Thursday, January 27, 2011

A BUILDING CULTURE: Brian Cavanugh Lecture

Yesterday's lunch time lecture by Brian Cavanugh of ABC was quite enjoyable.  Although the projects presented were not doing anything too out of the ordinary,  they still possessed a quality that made the design concepts very clear.  This was most evident in the plans.

He opened up with saying that the mission of the firm was to execute projects keeping in mind that they are architects first and foremost and that when they design they are looking for an architectural solution. (sorry if i miss interpreted this).  Basically meaning, we go to school to become architects lets not forget the certain skill sets we have acquired, hence distinguishing them from the utilitarian architect that just makes space because he has to.

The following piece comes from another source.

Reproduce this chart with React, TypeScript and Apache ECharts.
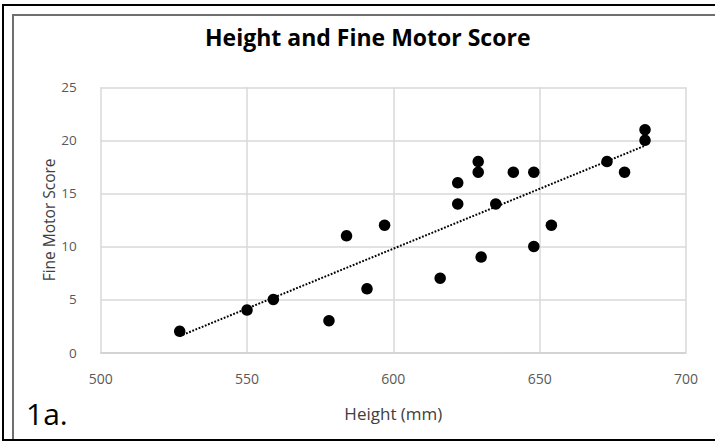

It is debatable if ABC actually holds up to this statement because architecture is subjective, but I think that this mission is something important to remember as we make the leap from student to professional.  The architectural market has been reduced to most projects needing to meet strict budgets and tight schedules and in the end creates a legacy of built projects that are not very distinguished.

He also mentioned that his firm approaches all project without any predisposition about the site, program, etc...  It is through a rigorous amount of research that they arrive at a solution.  I heard this type of process before from other architects and I wonder how do we turn of the intuitive switch in our heads when we begin a project.  It is so hard to approach a project with an open mind because as designer when we are presented with a problem we quickly begin thinking of a solution.  It never surprises me when I look back through my sketch book once I have finished a project and see how different my first schemes look from the final.

How can we cope with these strong feelings and urges to say, "yes! I have the solution"?  I think research will prove or disprove these assumptions we make, either allowing the project to progress more smoothly or difficult.  I think it is time and experience that will allow us to honestly say that we arrive at a solution that was non biased, but ultimately as designer we have to weigh what is important and not important and therefore that is arguably the process of us being biased.  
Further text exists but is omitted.